You have all the instance information available as a transform matrix, right? And you are concerned that you’re wasting precious frame time building an array of said matrices to pass it to DrawMeshInstanced each frame? Why do you build it each frame to begin with? Why not have an array that persists and only do updates to it’s contents when the instance information in question changes?
The way I see it, it makes perfect sense that DrawMeshInstanced is called per mesh because… well… GPU instancing is exactly that. You pass one mesh and then the GPU will draw that mesh as many times as you tell it to. Calling it per instance means that Unity would have to have an instance accumulation buffer that would expand each time you can a specific instance. Now that doesn’t make much sense, since you know better then Unity how many instances you want to draw.
Exactly, so I end up storing these Meshes as an Array, then maintain an active array of Meshes per frame: this is a bit counter-intuitive as “intuitively” we want to do less work, but less work in this case is actually slower.
(Just to clarify: my previous concern was with building a mesh array per frame, from a pool of available meshes, using some kind of hashes as lookup key; the position data are in an array already, so no extra processing there.)
Doing this is actually the same approach used by ECS: AFAIK they store Component together based on types too.
By the way I am not saying DrawMeshInstanced should be called per-instance, I was just trying to figure out the best trade-off, and my conclusion is optimized for memory access has by far the most significant performance gain, much better than using some clever data structures.
Not to be a stickler for terms here, but you only keep one copy of the Mesh, it’s the entities(position, rotation, scale) that you need to store multiples of. Writing this to clarify any misunderstanding.
And you don’t necessarily need to keep an additional array for active entities. Here’s a crazy idea to try: So you can see that the function DrawMeshInstanced takes both an array of matrices and an instance count. So you can pass an array containing inactive entities in the tail and as long as you supply the correct instance count it should work. I suspect this is by design exactly for our convenience. All you need is a little bit of clever array management to make sure all you inactive entities end up in the tail of the array. Whether this is faster than an intermediate array is, however, up to exploration. I believe it can be, but I’m not the most experienced cache hit optimizer out there.
So I’ve got this bloxel game (think minecraft) with “meshed” blocks for anything that doesn’t fit into the game as a voxel. A test world I used for this has about ~120000 instances of such meshed blocks - they’re about 30-100 vertices each. It takes about 8-10 ms on the CPU to gather all the instances into arrays, then calling Graphics.DrawMeshInstanced() takes about 2-3 cpu ms for the entire thing. The 8-10 ms is spread across background threads while the main thread does other things, so it’s no issue (as long as you’re not playing it on a dual core laptop ). They’re drawn in batches up to size 1000.
I store it like this:
main thing → Dictionary<BlockType, BlockTypeInstances> & List
this splits the instances up by mesh type. Seperate list for better iteration.

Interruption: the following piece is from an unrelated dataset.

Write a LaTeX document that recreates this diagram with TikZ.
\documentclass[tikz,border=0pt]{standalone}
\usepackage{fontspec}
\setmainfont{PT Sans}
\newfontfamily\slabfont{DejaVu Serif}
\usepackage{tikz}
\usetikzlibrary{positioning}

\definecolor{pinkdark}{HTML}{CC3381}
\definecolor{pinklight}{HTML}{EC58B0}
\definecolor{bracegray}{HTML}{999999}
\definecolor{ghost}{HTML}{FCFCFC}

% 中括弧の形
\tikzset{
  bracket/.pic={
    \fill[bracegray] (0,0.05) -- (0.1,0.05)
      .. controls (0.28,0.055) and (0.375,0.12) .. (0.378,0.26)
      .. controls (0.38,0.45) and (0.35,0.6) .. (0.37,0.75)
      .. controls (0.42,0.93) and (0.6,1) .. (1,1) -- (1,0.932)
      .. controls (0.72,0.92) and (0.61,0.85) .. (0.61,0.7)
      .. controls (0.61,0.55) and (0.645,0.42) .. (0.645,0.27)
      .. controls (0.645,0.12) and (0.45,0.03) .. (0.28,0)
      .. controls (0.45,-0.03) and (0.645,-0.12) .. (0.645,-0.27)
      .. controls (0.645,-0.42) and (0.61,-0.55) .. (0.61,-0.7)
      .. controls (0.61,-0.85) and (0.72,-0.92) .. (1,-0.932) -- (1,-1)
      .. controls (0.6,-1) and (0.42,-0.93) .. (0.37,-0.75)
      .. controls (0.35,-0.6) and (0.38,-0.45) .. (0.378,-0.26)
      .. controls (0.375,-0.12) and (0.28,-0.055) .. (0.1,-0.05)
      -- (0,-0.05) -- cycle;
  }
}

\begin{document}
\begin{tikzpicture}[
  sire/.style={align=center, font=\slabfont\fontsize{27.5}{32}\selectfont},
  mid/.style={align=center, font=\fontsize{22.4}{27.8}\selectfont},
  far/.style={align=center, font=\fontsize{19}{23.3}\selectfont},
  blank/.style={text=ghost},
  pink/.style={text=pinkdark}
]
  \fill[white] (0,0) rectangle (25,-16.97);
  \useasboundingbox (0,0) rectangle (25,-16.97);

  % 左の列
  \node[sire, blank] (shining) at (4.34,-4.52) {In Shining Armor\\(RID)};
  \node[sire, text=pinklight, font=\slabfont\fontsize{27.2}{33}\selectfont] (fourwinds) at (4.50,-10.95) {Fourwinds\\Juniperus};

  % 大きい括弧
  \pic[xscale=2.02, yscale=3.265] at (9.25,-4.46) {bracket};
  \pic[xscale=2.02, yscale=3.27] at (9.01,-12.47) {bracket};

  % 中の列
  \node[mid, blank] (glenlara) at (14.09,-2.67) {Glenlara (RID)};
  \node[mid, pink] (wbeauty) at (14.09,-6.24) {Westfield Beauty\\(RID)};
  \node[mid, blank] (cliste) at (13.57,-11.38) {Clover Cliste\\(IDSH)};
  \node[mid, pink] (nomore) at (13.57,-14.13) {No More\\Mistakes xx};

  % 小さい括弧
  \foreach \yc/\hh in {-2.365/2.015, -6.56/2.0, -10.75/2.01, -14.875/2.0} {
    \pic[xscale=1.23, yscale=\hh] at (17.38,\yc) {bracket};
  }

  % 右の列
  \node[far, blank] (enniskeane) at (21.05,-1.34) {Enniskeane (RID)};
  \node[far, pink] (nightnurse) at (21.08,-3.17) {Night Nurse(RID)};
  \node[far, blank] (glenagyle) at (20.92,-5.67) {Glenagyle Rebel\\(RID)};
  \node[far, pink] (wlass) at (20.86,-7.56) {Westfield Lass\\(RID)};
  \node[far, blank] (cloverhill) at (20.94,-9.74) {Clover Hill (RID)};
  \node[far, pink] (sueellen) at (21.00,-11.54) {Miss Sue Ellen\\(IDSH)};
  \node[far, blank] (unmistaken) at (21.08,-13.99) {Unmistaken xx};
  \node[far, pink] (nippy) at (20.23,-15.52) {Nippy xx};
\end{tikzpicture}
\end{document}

BlockTypeInstances → a custom SortedList<Vector3Int, BlockChunk>
this splits the instances into lists based on positions. It’s a custom version of the sortedlist to have better access to the internal structure for some shortcuts (like only searching for the index once in a “trygetvalue → add” situation).

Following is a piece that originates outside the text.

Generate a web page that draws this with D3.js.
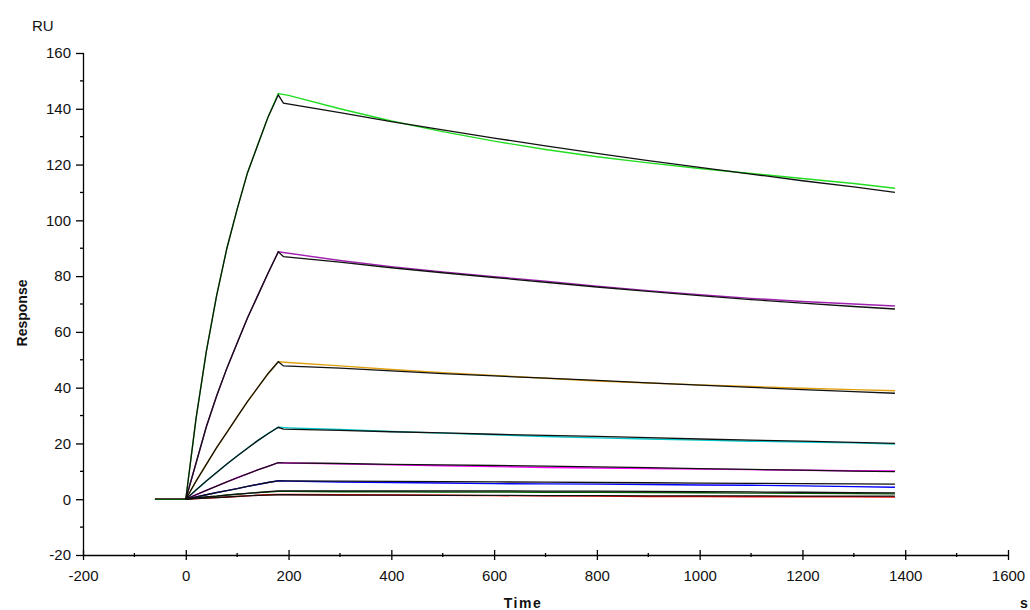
<!DOCTYPE html>
<html>
<head>
<meta charset="utf-8">
<script src="https://cdn.jsdelivr.net/npm/d3@7"></script>
<style>
  body { margin: 0; background: #fff; }
  svg text { font-family: "Liberation Sans", Arial, sans-serif; fill: #111; }
  .tick text { font-size: 15px; }
</style>
</head>
<body>
<div id="chart"></div>
<script>
// time points (s)
const tBase = [-60];
const tAssoc = [0, 20, 40, 60, 80, 100, 120, 140, 160, 180];
const tDiss = [200, 300, 400, 500, 600, 700, 800, 900, 1000, 1100, 1200, 1300, 1380];
const tFitDiss = [190, 300, 400, 500, 600, 700, 800, 900, 1000, 1100, 1200, 1300, 1380];

// measured responses (RU), one per concentration
const greenData = [0, 0, 29, 53, 73, 90, 104, 117, 127, 137, 145.5, 144.8, 140, 135.6, 131.8, 128.4, 125.4, 122.8, 120.6, 118.6, 116.8, 115, 113.2, 111.5];
const purpleData = [0, 0, 13, 26, 37, 47, 56, 65, 73, 81, 88.7, 88.2, 85.6, 83.4, 81.5, 79.8, 78.2, 76.4, 74.8, 73.3, 72, 70.9, 70, 69.3];
const orangeData = [0, 0, 6.5, 12.5, 18.5, 24, 29.5, 35, 40, 45, 49.3, 49, 47.8, 46.5, 45.4, 44.4, 43.4, 42.4, 41.7, 41, 40.4, 39.8, 39.3, 38.9];
const cyanData = [0, 0, 3.3, 6.5, 9.6, 12.6, 15.5, 18.3, 21, 23.5, 25.8, 25.6, 25, 24.3, 23.7, 23.1, 22.5, 22, 21.6, 21.2, 20.8, 20.5, 20.2, 19.8];
const magentaData = [0, 0, 1.6, 3.2, 4.7, 6.2, 7.7, 9.1, 10.5, 11.8, 13.1, 13, 12.7, 12.3, 12, 11.7, 11.4, 11.2, 11, 10.8, 10.6, 10.4, 10.2, 10.1];
const blueData = [0, 0, 0.8, 1.6, 2.4, 3.1, 3.8, 4.6, 5.3, 6, 6.6, 6.5, 6.2, 6, 5.8, 5.6, 5.5, 5.4, 5.3, 5.1, 5, 4.8, 4.5, 4.3];
const redData = [0, 0, 0.2, 0.4, 0.6, 0.8, 1, 1.2, 1.4, 1.6, 1.75, 1.7, 1.6, 1.5, 1.4, 1.3, 1.2, 1.1, 1, 1, 0.9, 0.9, 0.9, 0.8];
const darkGreenData = [0, 0, 0.4, 0.8, 1.1, 1.5, 1.8, 2.1, 2.4, 2.6, 2.8, 2.8, 2.7, 2.7, 2.6, 2.6, 2.5, 2.5, 2.4, 2.3, 2.2, 2.1, 2, 1.9];

// fitted curves (black)
const greenFit = [0, 29, 53, 73, 90, 104, 117, 127, 137, 145, 142, 138.6, 135.4, 132.4, 129.5, 126.7, 124, 121.4, 119, 116.6, 114.2, 112, 110];
const purpleFit = [0, 13, 26, 37, 47, 56, 65, 73, 81, 88.7, 87, 85, 83, 81.2, 79.5, 77.8, 76.1, 74.5, 73, 71.6, 70.3, 69.1, 68.2];
const orangeFit = [0, 6.5, 12.5, 18.5, 24, 29.5, 35, 40, 45, 49.3, 47.8, 47, 46, 45, 44.2, 43.4, 42.6, 41.7, 40.9, 40.1, 39.3, 38.6, 38];
const cyanFit = [0, 3.3, 6.5, 9.6, 12.6, 15.5, 18.3, 21, 23.5, 25.8, 25.1, 24.7, 24.2, 23.8, 23.3, 22.9, 22.5, 22.1, 21.6, 21.2, 20.8, 20.4, 20];
const magentaFit = [0, 1.6, 3.2, 4.7, 6.2, 7.7, 9.1, 10.5, 11.8, 13.1, 13, 12.8, 12.5, 12.3, 12.1, 11.9, 11.6, 11.3, 11, 10.7, 10.4, 10.1, 9.9];
const blueFit = [0, 0.8, 1.6, 2.4, 3.1, 3.8, 4.6, 5.3, 6, 6.6, 6.6, 6.5, 6.4, 6.3, 6.2, 6.1, 6, 5.9, 5.8, 5.7, 5.6, 5.5, 5.4];
const darkGreenFit = [0, 0.4, 0.8, 1.1, 1.5, 1.8, 2.1, 2.4, 2.7, 3, 3, 3, 3, 3, 3, 2.9, 2.9, 2.8, 2.7, 2.6, 2.5, 2.4, 2.3];
const redFit = [0, 0.2, 0.4, 0.6, 0.8, 1, 1.2, 1.4, 1.5, 1.6, 1.6, 1.5, 1.5, 1.4, 1.4, 1.3, 1.3, 1.2, 1.2, 1.2, 1.1, 1.1, 1.1];

const xTicks = [-200, 0, 200, 400, 600, 800, 1000, 1200, 1400, 1600];
const yTicks = [-20, 0, 20, 40, 60, 80, 100, 120, 140, 160];

const dataTimes = [...tBase, ...tAssoc, ...tDiss];
const fitTimes = [...tAssoc, ...tFitDiss];

const series = [
  { values: greenData, color: "#22dd22" },
  { values: purpleData, color: "#a020b0" },
  { values: orangeData, color: "#e0a010" },
  { values: cyanData, color: "#00c8c8" },
  { values: magentaData, color: "#ff00ff" },
  { values: blueData, color: "#0000ff" },
  { values: redData, color: "#ff0000" },
  { values: darkGreenData, color: "#005a00" },
];
const fits = [greenFit, purpleFit, orangeFit, cyanFit, magentaFit, blueFit, darkGreenFit, redFit];

const width = 1030, height = 610;

const svg = d3
  .select("#chart")
  .append("svg")
  .attr("width", width)
  .attr("height", height);

const x = d3.scaleLinear().domain([-200, 1600]).range([83, 1008]);
const y = d3.scaleLinear().domain([-20, 160]).range([555, 53]);

// X axis with crossing ticks
const xAxis = svg
  .append("g")
  .attr("transform", `translate(0, ${y(-20)})`)
  .call(
    d3.axisBottom(x).tickValues(xTicks).tickFormat((d) => String(d))
      .tickSize(5).tickSizeOuter(0).tickPadding(10)
  );
xAxis.selectAll(".tick line").attr("y1", -5).attr("stroke-width", 1.3);
xAxis.select(".domain").attr("stroke-width", 1.3);

// minor x ticks
svg
  .append("g")
  .selectAll("line")
  .data(xTicks.slice(0, -1).map((d) => d + 100))
  .join("line")
  .attr("x1", (d) => x(d))
  .attr("x2", (d) => x(d))
  .attr("y1", y(-20) - 2)
  .attr("y2", y(-20) + 2)
  .attr("stroke", "#000")
  .attr("stroke-width", 1.3);

// Y axis
const yAxis = svg
  .append("g")
  .attr("transform", `translate(${x(-200)}, 0)`)
  .call(
    d3.axisLeft(y).tickValues(yTicks).tickFormat((d) => String(d))
      .tickSize(7).tickSizeOuter(0).tickPadding(5)
  );
yAxis.selectAll(".tick line").attr("x1", 1).attr("stroke-width", 1.3);
yAxis.select(".domain").attr("stroke-width", 1.3);

// minor y ticks
svg
  .append("g")
  .selectAll("line")
  .data(yTicks.slice(0, -1).map((d) => d + 10))
  .join("line")
  .attr("x1", x(-200) - 3)
  .attr("x2", x(-200))
  .attr("y1", (d) => y(d))
  .attr("y2", (d) => y(d))
  .attr("stroke", "#000")
  .attr("stroke-width", 1.3);

// titles
svg.append("text").attr("x", 32).attr("y", 31).style("font-size", "15px").text("RU");
svg
  .append("text")
  .attr("transform", `translate(27, 313) rotate(-90)`)
  .attr("text-anchor", "middle")
  .style("font-size", "14px")
  .attr("font-weight", "bold")
  .text("Response");
svg
  .append("text")
  .attr("x", 523)
  .attr("y", 608)
  .attr("text-anchor", "middle")
  .style("font-size", "14px")
  .attr("font-weight", "bold")
  .attr("letter-spacing", 1.5)
  .text("Time");
svg
  .append("text")
  .attr("x", 1020)
  .attr("y", 608)
  .style("font-size", "14px")
  .attr("font-weight", "bold")
  .text("s");

const line = d3
  .line()
  .x((d) => x(d[0]))
  .y((d) => y(d[1]));

// measured curves
svg
  .append("g")
  .selectAll("path")
  .data(series)
  .join("path")
  .attr("fill", "none")
  .attr("stroke", (d) => d.color)
  .attr("stroke-width", 1.4)
  .attr("d", (d) => line(d.values.map((v, i) => [dataTimes[i], v])));

// fitted curves
svg
  .append("g")
  .selectAll("path")
  .data(fits)
  .join("path")
  .attr("fill", "none")
  .attr("stroke", "#111")
  .attr("stroke-width", 1.3)
  .attr("d", (d) => line(d.map((v, i) => [fitTimes[i], v])));
</script>
</body>
</html>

Culling and determining whether it’s in shadowing distance is done at this level.
BlockChunk → a List<Tuple<Matrix4x4, List>
I’ve commonly got only a few rotations+scales of a mesh type active but a lot of instances. So I store the matrices sparsely. Vector3Byte is the offset from the blockchunk root in 2), I only need whole offsets (smaller ones are baked into the mesh).
So my innermost loop just loops over the List, makes a local copy of the matrix4x4, adds the position offset to it, then adds it into a Matrix4x4[ ] buffer. When the buffer is full it’s sent to the main thread to be inserted into Graphics.DrawMeshInstanced() and a new buffer is fetched.

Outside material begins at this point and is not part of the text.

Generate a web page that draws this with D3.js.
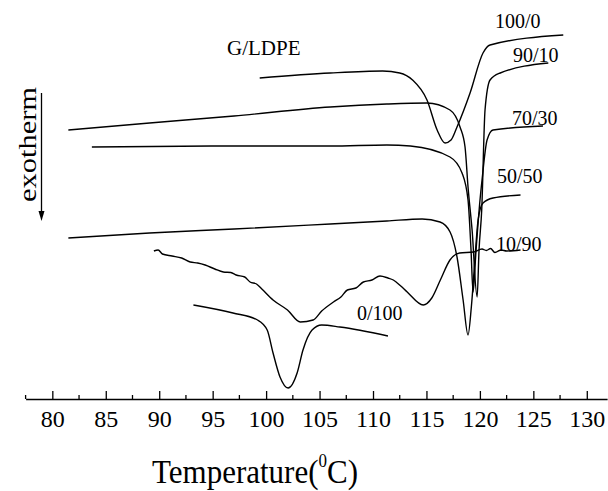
<!DOCTYPE html>
<html>
<head>
<meta charset="utf-8">
<script src="https://cdn.jsdelivr.net/npm/d3@7"></script>
<style>
  body { margin: 0; background: #fff; }
  svg { display: block; }
  text { font-family: "Liberation Serif", "Times New Roman", serif; fill: #000; }
</style>
</head>
<body>
<div id="chart"></div>
<script>
// sample names, in the order of the curves from top to bottom
var samples = ["100/0", "90/10", "70/30", "50/50", "10/90", "0/100"];

// temperature (C) and heat flow (a.u., exotherm down)
var temp100_0 = [99.4, 106.0, 110.9, 112.5, 113.7, 115.05, 116.0, 116.74, 117.3, 117.86, 119.08, 120.29, 120.95, 127.8];
var heat100_0 = [32.2, 32.7, 32.9, 32.7, 32.0, 30.0, 27.0, 25.7, 26.0, 27.3, 30.7, 34.7, 35.5, 36.5];

var temp90_10 = [81.5, 89.1, 97.0, 106.0, 111.3, 115.05, 117.2, 118.14, 118.61, 118.89, 119.27, 119.74, 119.92, 120.17, 120.48, 120.95, 121.9, 126.4];
var heat90_10 = [27.0, 27.7, 28.4, 29.3, 29.6, 29.7, 29.0, 27.3, 25.3, 21.3, 17.0, 10.3, 15.0, 19.0, 29.0, 32.0, 32.7, 33.7];

var temp70_30 = [83.7, 96.0, 106.0, 111.3, 113.5, 117.2, 118.33, 118.89, 119.17, 119.36, 119.64, 120.01, 120.2, 120.67, 121.23, 125.9];
var heat70_30 = [25.3, 25.4, 25.4, 25.5, 25.4, 24.3, 22.7, 20.0, 15.0, 10.8, 15.0, 20.0, 22.0, 26.0, 27.0, 27.4];

var temp50_50 = [81.5, 89.1, 97.0, 106.0, 111.3, 114.6, 116.27, 117.21, 117.86, 118.43, 118.89, 119.2, 119.55, 119.83, 120.29, 121.23, 123.8];
var heat50_50 = [16.2, 16.7, 17.1, 17.6, 17.9, 18.1, 17.8, 16.8, 14.3, 10.0, 6.5, 9.3, 14.3, 18.0, 19.7, 20.2, 20.5];

var temp10_90 = [89.5, 89.9, 90.3, 91.2, 92.1, 92.9, 93.6, 94.3, 95.2, 96.0, 96.7, 97.2, 98.0, 98.5, 99.1, 99.6, 100.65, 102.0, 103.2, 104.4, 105.2, 106.3, 107.0, 107.6, 108.4, 109.1, 109.9, 110.65, 111.4, 111.9, 112.6, 113.2, 114.7, 115.5, 116.3, 117.2, 118.1, 119.4, 120.2, 120.6, 121.0, 121.4, 122.0, 122.5, 123.8];
var heat10_90 = [14.9, 15.0, 14.6, 14.4, 14.2, 13.8, 13.7, 13.5, 13.1, 12.8, 12.75, 12.5, 12.3, 11.8, 11.6, 11.1, 10.0, 9.0, 7.8, 8.0, 8.9, 9.8, 10.3, 11.0, 11.2, 11.8, 12.0, 12.4, 12.2, 12.0, 11.4, 10.8, 9.5, 10.2, 12.0, 14.0, 14.7, 14.8, 15.1, 14.95, 15.15, 14.75, 15.0, 14.9, 15.0];

var temp0_100 = [93.2, 96.9, 99.2, 100.1, 100.65, 101.3, 102.06, 102.9, 103.45, 104.3, 105.2, 106.9, 111.4];
var heat0_100 = [9.5, 8.7, 8.0, 7.0, 4.7, 2.3, 1.2, 2.7, 5.0, 7.0, 7.5, 7.3, 6.4];

var majorTicks = [80, 85, 90, 95, 100, 105, 110, 115, 120, 125, 130];
var minorTicks = [77.5, 82.5, 87.5, 92.5, 97.5, 102.5, 107.5, 112.5, 117.5, 122.5, 127.5];

function init() {
    var w = 608;
    var h = 491;
    var axisY = 399;

    var series = [
        { name: samples[0], t: temp100_0, v: heat100_0 },
        { name: samples[1], t: temp90_10, v: heat90_10 },
        { name: samples[2], t: temp70_30, v: heat70_30 },
        { name: samples[3], t: temp50_50, v: heat50_50 },
        { name: samples[4], t: temp10_90, v: heat10_90 },
        { name: samples[5], t: temp0_100, v: heat0_100 }
    ];
    // where each sample name sits
    var labelPos = [[495, 28], [513, 62], [512, 125], [497, 183], [496, 251], [357, 320]];

    var svg = d3.select("#chart")
        .append("svg")
        .attr("width", w)
        .attr("height", h);

    var x = d3.scaleLinear().domain([77.5, 131.9]).range([25.6, 607.1]);
    var y = d3.scaleLinear().domain([0, 40]).range([400, 0]);

    var line = d3.line()
        .x(function(d) { return x(d[0]); })
        .y(function(d) { return y(d[1]); })
        .curve(d3.curveMonotoneX);

    svg.selectAll("path.curve")
        .data(series)
        .enter()
        .append("path")
        .attr("class", "curve")
        .attr("d", function(s) {
            return line(s.t.map(function(t, i) { return [t, s.v[i]]; }));
        })
        .attr("fill", "none")
        .attr("stroke", "#000")
        .attr("stroke-width", 1.4);

    //Labels
    svg.selectAll("text.sample")
        .data(series)
        .enter()
        .append("text")
        .attr("class", "sample")
        .text(function(d) { return d.name; })
        .attr("x", function(d, i) { return labelPos[i][0]; })
        .attr("y", function(d, i) { return labelPos[i][1]; })
        .style("font-size", "20px");

    svg.append("text")
        .text("G/LDPE")
        .attr("x", 227)
        .attr("y", 55)
        .style("font-size", "21px");

    // x axis, ticks pointing up
    var axis = d3.axisBottom(x)
        .tickValues(majorTicks)
        .tickSizeInner(-8)
        .tickSizeOuter(0)
        .tickPadding(11)
        .tickFormat(d3.format("d"));
    var gx = svg.append("g")
        .attr("transform", "translate(0," + axisY + ")")
        .call(axis);
    gx.select(".domain").attr("stroke-width", 1.4);
    gx.selectAll(".tick line").attr("stroke-width", 1.3);
    gx.selectAll(".tick text")
        .style("font-family", "'Liberation Serif', 'Times New Roman', serif")
        .style("font-size", "24px");

    gx.selectAll("line.minor")
        .data(minorTicks)
        .enter()
        .append("line")
        .attr("class", "minor")
        .attr("x1", function(d) { return x(d); })
        .attr("x2", function(d) { return x(d); })
        .attr("y1", 0)
        .attr("y2", -4)
        .attr("stroke", "#000")
        .attr("stroke-width", 1.3);

    svg.append("g")
        .attr("transform", "translate(255,483) scale(1,1.1)")
        .append("text")
        .attr("text-anchor", "middle")
        .style("font-size", "31px")
        .call(function(t) {
            t.append("tspan").text("Temperature(");
            t.append("tspan").text("0").style("font-size", "17px").attr("dy", -15);
            t.append("tspan").text("C)").attr("dy", 15);
        });

    // exotherm arrow
    svg.append("line")
        .attr("x1", 41.5).attr("x2", 41.5)
        .attr("y1", 93).attr("y2", 212)
        .attr("stroke", "#000")
        .attr("stroke-width", 1.3);
    svg.append("path")
        .attr("d", "M38.5,211 L44.5,211 L41.5,221 Z")
        .attr("fill", "#000");

    svg.append("text")
        .text("exotherm")
        .attr("transform", "translate(35.5,144.5) rotate(-90)")
        .attr("text-anchor", "middle")
        .attr("textLength", 115)
        .attr("lengthAdjust", "spacingAndGlyphs")
        .style("font-size", "26px");
}
window.onload = init;
</script>
</body>
</html>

Regarding unsafe code: The only need I see for unsafe code is:
A) converting struct data from one type to another (without making another copy) - but this is limited as many APIs don’t support pointers, so it’s mostly for your internal use. (Though maybe the NativeArray can be used for this? I’m still on 2017.4, so idk).
B) direct editing stored struct data - I guess it’s limited to your own container situations, and hopefully in future we can use c# ref returns to do it in a managed way.
C) large temporary buffers - to prevent the mono heap size from exploding and lots of gc rounds being triggered
Side-rant regarding the issue of copying data all the time - yeah it’s an issue. I have the following data path in my game (using pointers due to point C) from above)
a) a background thread creates mesh data based on the world (about 50-400 MB worth depending on settings). It builds it into a manually allocated permanent buffer.
b) It manually allocates a precisely fitting temp buffer, copying the permanent buffer into it
c) it queues it on the main thread to be applied to a unity mesh
d) the main thread copies the temp buffer into the backing array of the List<> buffers unity wants, frees the temp buffer. Need to get the backing array with reflection/emit to circumvent List<>.Add() overhead
e) the main thread calls mesh.SetVertices(), which causes unity to make a copy of it
So here the data is copied at least 3 times (+ any times unity does it internally).
If mesh.SetVertices() worked on other threads, none of those 3 copies would exist. This is probably possible in the modern backends (d3d12, vulkan) but would require a unity rewrite. I hope their ECS progress will add more multithread capable api entries.
I’m quite sure mesh.SetVertices internally grabs the list<> backing array, fixes it for GC and then do things with the pointer. It would be great if the API just exposed the array and/or pointer methods directly.